= Task =
Retype, exactly as they stand, the lines from the start of the data to the line that contains "10.70, 10.70, 10.68, 10.74, 10.74, 10.72, 10.71, 10.70, 10.76]", both ends included. Leave the pictures out.

● ● ● ● ●

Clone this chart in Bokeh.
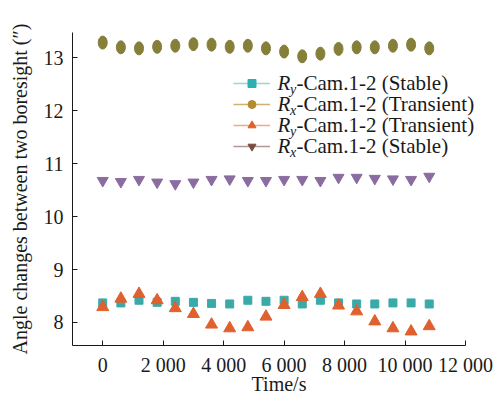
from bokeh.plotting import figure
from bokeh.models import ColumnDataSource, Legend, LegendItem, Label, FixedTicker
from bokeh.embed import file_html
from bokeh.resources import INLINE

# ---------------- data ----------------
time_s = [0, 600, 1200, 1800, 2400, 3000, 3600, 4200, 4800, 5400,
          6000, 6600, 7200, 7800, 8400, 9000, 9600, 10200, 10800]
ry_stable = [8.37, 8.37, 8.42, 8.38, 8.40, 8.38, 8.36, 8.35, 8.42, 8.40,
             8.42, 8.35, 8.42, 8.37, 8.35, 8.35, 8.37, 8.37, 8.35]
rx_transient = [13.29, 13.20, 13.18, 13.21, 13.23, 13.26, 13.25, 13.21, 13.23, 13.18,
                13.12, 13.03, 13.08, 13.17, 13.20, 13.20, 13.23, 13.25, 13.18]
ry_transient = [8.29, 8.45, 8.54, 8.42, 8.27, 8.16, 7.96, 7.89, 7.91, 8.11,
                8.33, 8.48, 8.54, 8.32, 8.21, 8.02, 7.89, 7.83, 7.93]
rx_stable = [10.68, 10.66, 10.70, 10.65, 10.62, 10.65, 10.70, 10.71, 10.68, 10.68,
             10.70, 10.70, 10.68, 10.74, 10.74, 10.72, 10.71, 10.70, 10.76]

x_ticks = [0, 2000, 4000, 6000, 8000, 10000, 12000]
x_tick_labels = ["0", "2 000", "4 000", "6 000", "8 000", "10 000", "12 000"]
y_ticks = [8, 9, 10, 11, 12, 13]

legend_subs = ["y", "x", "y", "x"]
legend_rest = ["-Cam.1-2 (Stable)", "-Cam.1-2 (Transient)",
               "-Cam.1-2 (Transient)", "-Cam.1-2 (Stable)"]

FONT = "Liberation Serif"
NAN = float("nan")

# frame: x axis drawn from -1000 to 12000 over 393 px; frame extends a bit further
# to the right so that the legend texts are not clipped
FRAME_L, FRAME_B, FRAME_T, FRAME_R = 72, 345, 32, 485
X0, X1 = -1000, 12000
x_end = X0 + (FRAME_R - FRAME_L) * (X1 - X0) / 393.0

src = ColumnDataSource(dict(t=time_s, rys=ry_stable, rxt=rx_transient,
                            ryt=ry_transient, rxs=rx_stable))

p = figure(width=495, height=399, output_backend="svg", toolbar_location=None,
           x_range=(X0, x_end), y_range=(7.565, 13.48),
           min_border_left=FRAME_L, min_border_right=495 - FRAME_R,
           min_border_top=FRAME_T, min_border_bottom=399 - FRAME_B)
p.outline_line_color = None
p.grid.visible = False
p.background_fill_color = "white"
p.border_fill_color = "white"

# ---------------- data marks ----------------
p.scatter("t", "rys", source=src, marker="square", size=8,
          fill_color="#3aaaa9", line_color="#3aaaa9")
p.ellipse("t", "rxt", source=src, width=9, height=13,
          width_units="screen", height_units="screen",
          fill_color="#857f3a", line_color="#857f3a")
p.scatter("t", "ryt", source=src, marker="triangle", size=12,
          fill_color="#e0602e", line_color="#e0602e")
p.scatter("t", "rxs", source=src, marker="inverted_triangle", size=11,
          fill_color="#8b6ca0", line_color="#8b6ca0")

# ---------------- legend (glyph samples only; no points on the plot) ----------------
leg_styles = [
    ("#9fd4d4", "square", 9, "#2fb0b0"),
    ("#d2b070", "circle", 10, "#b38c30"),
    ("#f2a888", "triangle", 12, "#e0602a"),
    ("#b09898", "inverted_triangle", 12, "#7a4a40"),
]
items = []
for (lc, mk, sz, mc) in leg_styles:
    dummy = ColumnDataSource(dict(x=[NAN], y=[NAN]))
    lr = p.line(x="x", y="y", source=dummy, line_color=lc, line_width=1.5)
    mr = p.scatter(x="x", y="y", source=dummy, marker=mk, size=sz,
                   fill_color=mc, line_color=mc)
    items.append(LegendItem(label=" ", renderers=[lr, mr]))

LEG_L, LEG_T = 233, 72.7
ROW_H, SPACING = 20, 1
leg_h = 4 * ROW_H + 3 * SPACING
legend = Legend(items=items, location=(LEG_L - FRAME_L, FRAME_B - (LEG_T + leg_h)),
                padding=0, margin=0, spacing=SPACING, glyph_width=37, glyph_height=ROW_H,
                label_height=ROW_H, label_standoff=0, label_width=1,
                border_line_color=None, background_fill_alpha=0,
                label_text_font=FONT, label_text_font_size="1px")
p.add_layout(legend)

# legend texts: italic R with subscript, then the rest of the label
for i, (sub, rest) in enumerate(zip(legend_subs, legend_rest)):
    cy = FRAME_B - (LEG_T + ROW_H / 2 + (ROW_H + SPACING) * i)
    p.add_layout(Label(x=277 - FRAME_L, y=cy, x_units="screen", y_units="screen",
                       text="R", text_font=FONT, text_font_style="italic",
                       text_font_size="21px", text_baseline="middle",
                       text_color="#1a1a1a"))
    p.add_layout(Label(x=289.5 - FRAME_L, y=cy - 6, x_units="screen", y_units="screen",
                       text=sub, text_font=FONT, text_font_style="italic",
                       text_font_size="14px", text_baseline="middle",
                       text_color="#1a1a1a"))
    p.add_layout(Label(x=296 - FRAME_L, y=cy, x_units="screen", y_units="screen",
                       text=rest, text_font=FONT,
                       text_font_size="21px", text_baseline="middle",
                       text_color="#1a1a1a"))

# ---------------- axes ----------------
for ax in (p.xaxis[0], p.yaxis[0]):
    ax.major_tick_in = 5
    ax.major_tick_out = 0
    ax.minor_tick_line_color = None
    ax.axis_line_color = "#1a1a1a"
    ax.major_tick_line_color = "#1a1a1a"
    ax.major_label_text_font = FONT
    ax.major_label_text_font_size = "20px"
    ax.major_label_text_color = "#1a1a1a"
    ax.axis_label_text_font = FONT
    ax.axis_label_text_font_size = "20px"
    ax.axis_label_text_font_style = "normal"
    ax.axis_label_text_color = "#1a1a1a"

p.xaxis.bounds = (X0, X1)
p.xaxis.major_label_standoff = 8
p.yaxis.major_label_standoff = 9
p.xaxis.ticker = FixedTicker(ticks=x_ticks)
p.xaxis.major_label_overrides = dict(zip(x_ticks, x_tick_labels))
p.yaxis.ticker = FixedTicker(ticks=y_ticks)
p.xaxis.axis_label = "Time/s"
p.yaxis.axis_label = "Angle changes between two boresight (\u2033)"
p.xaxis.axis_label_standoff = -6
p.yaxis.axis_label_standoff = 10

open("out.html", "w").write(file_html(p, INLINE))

● ● ● ● ●

= Task result =
Clone this chart in Bokeh.
from bokeh.plotting import figure
from bokeh.models import ColumnDataSource, Legend, LegendItem, Label, FixedTicker
from bokeh.embed import file_html
from bokeh.resources import INLINE

# ---------------- data ----------------
time_s = [0, 600, 1200, 1800, 2400, 3000, 3600, 4200, 4800, 5400,
          6000, 6600, 7200, 7800, 8400, 9000, 9600, 10200, 10800]
ry_stable = [8.37, 8.37, 8.42, 8.38, 8.40, 8.38, 8.36, 8.35, 8.42, 8.40,
             8.42, 8.35, 8.42, 8.37, 8.35, 8.35, 8.37, 8.37, 8.35]
rx_transient = [13.29, 13.20, 13.18, 13.21, 13.23, 13.26, 13.25, 13.21, 13.23, 13.18,
                13.12, 13.03, 13.08, 13.17, 13.20, 13.20, 13.23, 13.25, 13.18]
ry_transient = [8.29, 8.45, 8.54, 8.42, 8.27, 8.16, 7.96, 7.89, 7.91, 8.11,
                8.33, 8.48, 8.54, 8.32, 8.21, 8.02, 7.89, 7.83, 7.93]
rx_stable = [10.68, 10.66, 10.70, 10.65, 10.62, 10.65, 10.70, 10.71, 10.68, 10.68,
             10.70, 10.70, 10.68, 10.74, 10.74, 10.72, 10.71, 10.70, 10.76]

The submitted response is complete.